La sezione Mondo Scripto è senza dubbio la più insolita e sorprendente. Dylan ha scritto a mano, con una scrittura minuta ed estremamente accurata che forma una sorta di ricamo sul foglio, il testo di alcune tra le sue canzoni più famose e celebrate affiancando a ciascuna di esse un disegno a grafite che illustra, in stile fumettistico, quanto espresso e narrato con le parole.
La mostra si conclude con la sezione Deep Focus, una selezione di dipinti recentissimi (2020-2022) con i quali Dylan cattura immagini da vari film, volutamente non identificati con precisione, e le trasforma in quadri che diventano così un singolo fotogramma, un attimo fermato nel tempo, un momento di immobilità nel flusso della vita, con tutta la potenza evocativa che ne consegue.

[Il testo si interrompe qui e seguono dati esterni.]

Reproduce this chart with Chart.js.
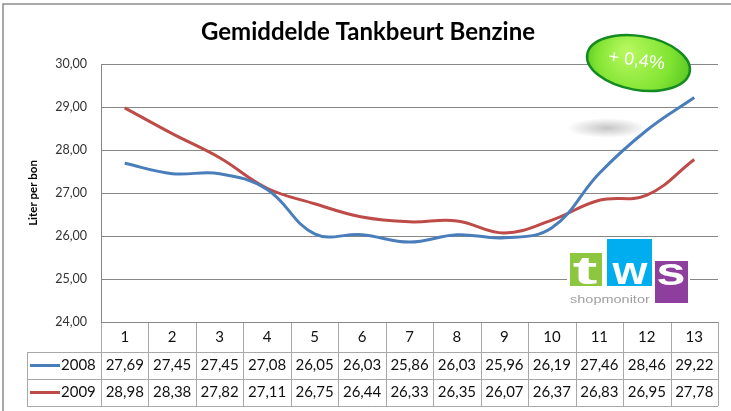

A proposito di Deep Focus Dylan commenta: “Tutte queste immagini provengono dai film. Le uso per cercare di mettere in evidenza le diverse situazioni in cui si trovano le persone. Che si tratti di James Cagney o di Margaret Rutherford, i sogni e gli schemi sono gli stessi: è la vita che ti viene incontro in tutte le sue forme.”
Bob Dylan Retrospectrum è un'imperdibile occasione per entrare nel mondo tanto ricco e complesso di un artista sempre capace di colpirci e sorprenderci con i contenuti della sua arte. E sorprende davvero constatare che anche quando si dedica alla pittura o alla scultura Dylan mostra, oltre a un'impeccabile competenza tecnica, una profonda ispirazione e una costante e coerente capacità espressiva che ne confermano l'iconica personalità.